I read or skim far too many posts about planning, angsting, second-guessing, decision-making and the like from many homeschoolers. In the end, the kids learn stuff anyway. That’s the biggest thing the last few years have taught me, and now I don’t really do anything but let that knowledge wash over me. Melissa coined the phrase tidal homeschooling and in many ways it seems the tide has been out here for some time. Looking deeper, you;d see that despite that, things are moving along. I just no longer worry about it I guess. It just *is*.

Maybe this nonchalance about the whole thing led to the following conversation Emma and I had at the library.

Me: “Do you want to get more story books and easy readers?”
Emma: “No. I want to learn stuff.

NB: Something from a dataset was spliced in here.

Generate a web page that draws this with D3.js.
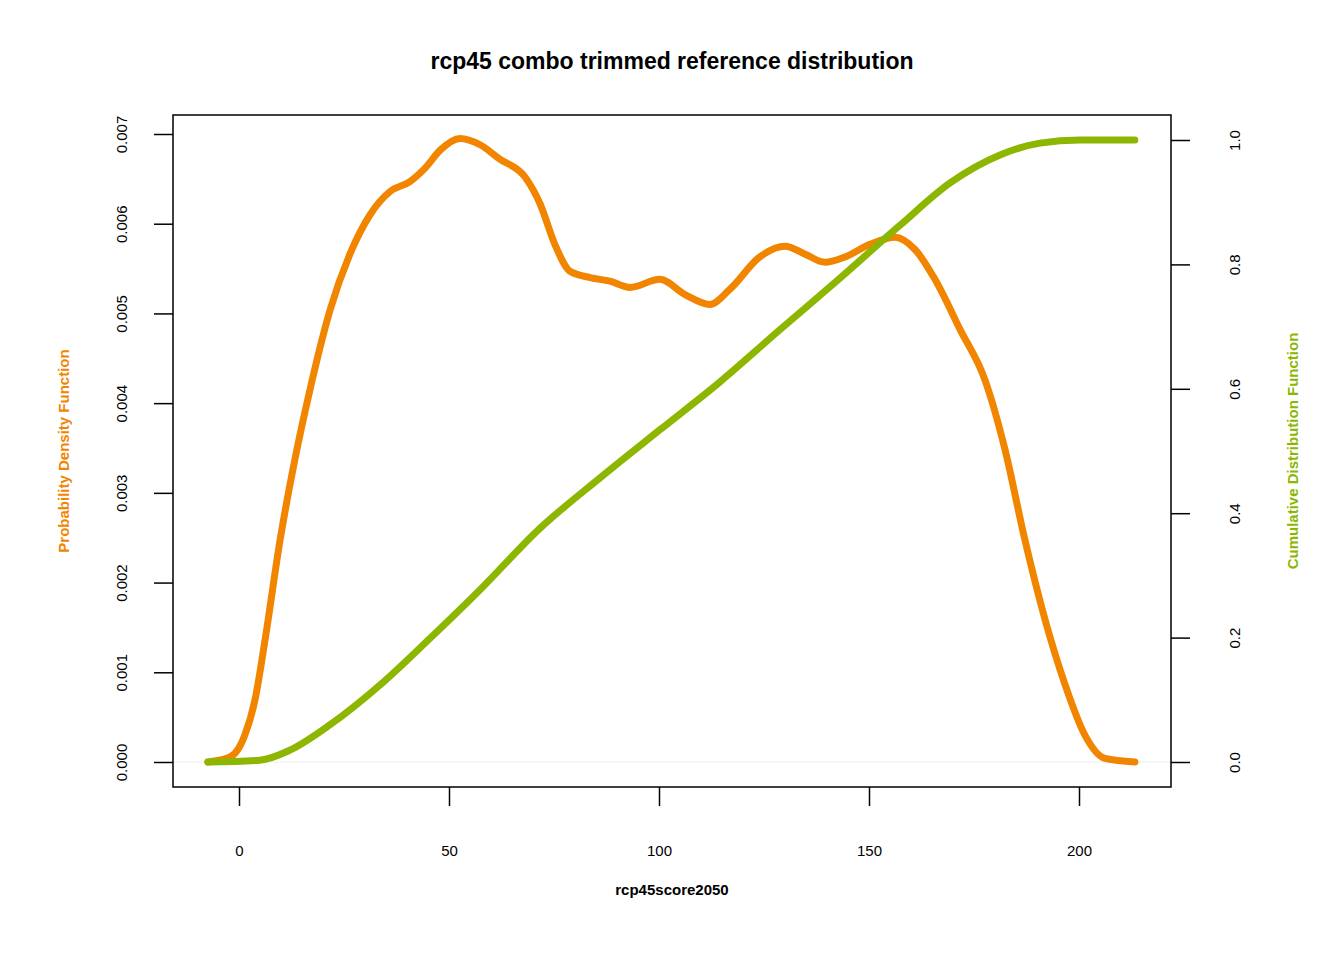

I want to learn about.. .OCEANS!”
Me: “Okay.”
Emma: “Mommy? Am I in grade one yet?”
Me: “You wanna be in grade one?”
Emma nods anxiously.
Me, shrugging: “Okay, fine, you’re in grade one.”
Emma BEAMS. Then she heads to the desk and flags down a librarian, “Excuse me, can you show me where the books about oceans are?”

Meaghan asked me recently when kids here start school. It’s earlier than the rest of the province because it all centers around the potato harvest. She’s planning on starting next week, and to that end went around the house gathering books she wants to read and study. No word from me beforehand, this was all on her own. She is almost done reading the entire Harry Potter series all the way through from start to finish. Again. this is how she “does school”, which may not be how you pictured it or how others do it, but it works for us, so we run with it.

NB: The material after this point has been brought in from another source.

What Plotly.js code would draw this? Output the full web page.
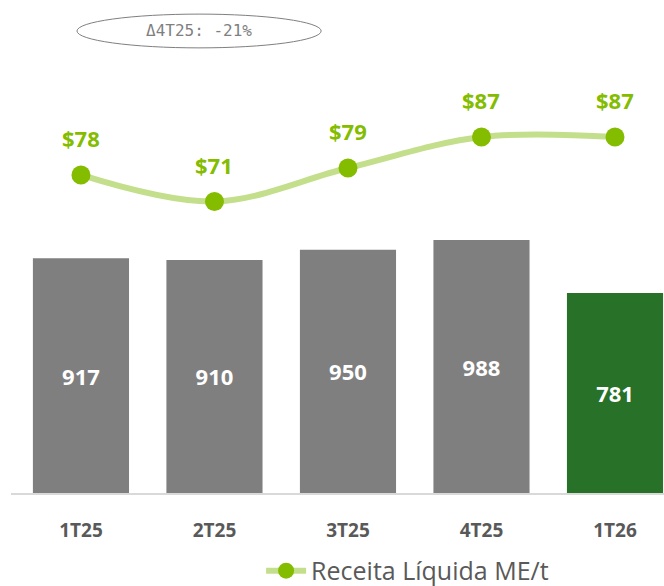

There’s all sorts of other things going on in the background, things that the kids are involved with that don’t look anything like school but will eventually help them become independant adults. And to us, that’s what matters.

Comments

  1. christine says:

    Wow, I really really wish I could adopt that attitude.

  2. Dreama says:

    Sounds really quite familiar. :)

  3. JoVE says:

    You’ve been at this a long time, though. I seem to recall that you weren’t this laid back when Addison was 6.

    I’m starting to get into a rhythm now. I worry much less. But I am doing a bunch of planning today. Mostly because we are going to be in Europe with little access to english language books unless we bring them. And because Tigger has already told me some of what she’d like to learn about. So I’m looking for good books to bring with us. Hopefully by the time she is Meghan’s age, she can do all that planning herself.

  4. Andrea says:

    :P Go ahead, make a point. :D

    Actually, when Addison was 6 we had just started and didn’t know *anything* really. All we knew was that the program the Christian school used could also be used at home so that’s what we did.

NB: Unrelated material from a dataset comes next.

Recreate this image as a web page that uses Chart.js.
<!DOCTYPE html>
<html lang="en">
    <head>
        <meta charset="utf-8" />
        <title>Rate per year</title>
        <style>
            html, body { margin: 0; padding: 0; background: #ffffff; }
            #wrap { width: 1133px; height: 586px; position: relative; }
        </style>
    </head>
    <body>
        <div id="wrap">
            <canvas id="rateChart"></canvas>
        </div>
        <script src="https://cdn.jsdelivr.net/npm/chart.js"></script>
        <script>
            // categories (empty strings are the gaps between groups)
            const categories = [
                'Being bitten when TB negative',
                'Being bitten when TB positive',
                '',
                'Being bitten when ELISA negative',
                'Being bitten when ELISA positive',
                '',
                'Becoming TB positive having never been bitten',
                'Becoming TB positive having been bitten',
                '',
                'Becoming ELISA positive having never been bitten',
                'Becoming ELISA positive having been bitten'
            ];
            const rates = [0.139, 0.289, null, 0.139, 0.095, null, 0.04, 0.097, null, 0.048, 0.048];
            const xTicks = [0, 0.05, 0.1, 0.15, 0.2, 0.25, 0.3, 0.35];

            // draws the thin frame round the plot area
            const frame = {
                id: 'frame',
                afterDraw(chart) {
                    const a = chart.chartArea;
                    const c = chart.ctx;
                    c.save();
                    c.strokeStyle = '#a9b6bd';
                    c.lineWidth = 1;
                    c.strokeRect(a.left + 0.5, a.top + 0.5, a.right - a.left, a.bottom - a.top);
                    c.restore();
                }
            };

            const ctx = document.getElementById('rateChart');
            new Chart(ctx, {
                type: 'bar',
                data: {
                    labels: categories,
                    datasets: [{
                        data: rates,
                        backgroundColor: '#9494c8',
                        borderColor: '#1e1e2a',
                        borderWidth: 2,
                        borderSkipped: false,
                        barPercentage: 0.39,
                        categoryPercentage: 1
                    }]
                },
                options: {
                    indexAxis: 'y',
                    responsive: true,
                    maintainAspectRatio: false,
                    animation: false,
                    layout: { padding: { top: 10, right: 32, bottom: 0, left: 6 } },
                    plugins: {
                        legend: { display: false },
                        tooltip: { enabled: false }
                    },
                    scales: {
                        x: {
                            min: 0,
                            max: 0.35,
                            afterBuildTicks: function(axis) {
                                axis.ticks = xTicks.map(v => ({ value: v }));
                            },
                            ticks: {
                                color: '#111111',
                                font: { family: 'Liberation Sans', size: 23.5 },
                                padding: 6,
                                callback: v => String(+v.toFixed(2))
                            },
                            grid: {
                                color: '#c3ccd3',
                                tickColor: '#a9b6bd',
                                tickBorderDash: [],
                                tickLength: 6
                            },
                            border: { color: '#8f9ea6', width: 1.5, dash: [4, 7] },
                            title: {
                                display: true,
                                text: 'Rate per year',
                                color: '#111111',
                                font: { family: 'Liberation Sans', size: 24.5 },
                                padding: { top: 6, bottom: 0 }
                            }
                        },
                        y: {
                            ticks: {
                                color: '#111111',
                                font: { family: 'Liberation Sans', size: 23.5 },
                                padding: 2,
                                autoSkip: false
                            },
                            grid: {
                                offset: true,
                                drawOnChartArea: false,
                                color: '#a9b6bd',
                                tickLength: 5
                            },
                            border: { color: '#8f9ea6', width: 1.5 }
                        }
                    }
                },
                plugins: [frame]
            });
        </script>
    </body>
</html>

    took a few years to clue in to other ways and that we didn’t have to do it that way. Seriously, at that time nobody homeschooled.

    Or you could say it has taken me this long to figure all that out. :D

  5. Glenda says:

    we live parallel lives in many ways. I bought “school at home” for Ben when he was 5. Never since. We unschooled from then on, well other than his couple years in school (that HE chose). It fits us. Katie has opted for “book larnin’” this year. oughta be interesting. I’m buying books for her and sitting back wondering how this will all play out. I think we’ll have fun.

    learning happens. It just does. Even if you tried to keep it from happening, it still would happen.

    Now you have me thinking of a blog entry…… :)

  6. Aunt Boo says:

    If only 5% of school-aged kids today turned out like yours it would be a more polite,considerate,knowledgeable and empathetic world to live in besides being beautiful ( but then again I may be a bit biased)

  7. Jax says:

    I wish we could be more laid back – I suppose part of the problem is lack of role models, as we don’t really know any adults who weren’t processed through the school system. Am hoping that we’ll gradually grow into it as well.

  8. kim says:

    Well, the first blogger I ever met, and coincidentally who got me in to blogging homeschooled her kids. She told me she didn’t really talk about homeschooling on her blog that much though, because to them homeschooling was really just living, so they talked about their lives. I think that is that place you are at. I am aspiring to be that way but fear my worrywartness will never quite allow that, even if the reality turns out to be like yours, which it usually does after the first 2 or 3 waves in September!

  9. Amanda says:

    Do you think having kids who read already makes a difference in your ability to relax and not think about it anymore? Just curious. We unschool, but I still start thinking about new stuff we might like to do together when summer plans are done, books or science kits I might want to buy or find at the library, etc. Since mine aren’t readers yet, I feel like I have to do a little extra strewing.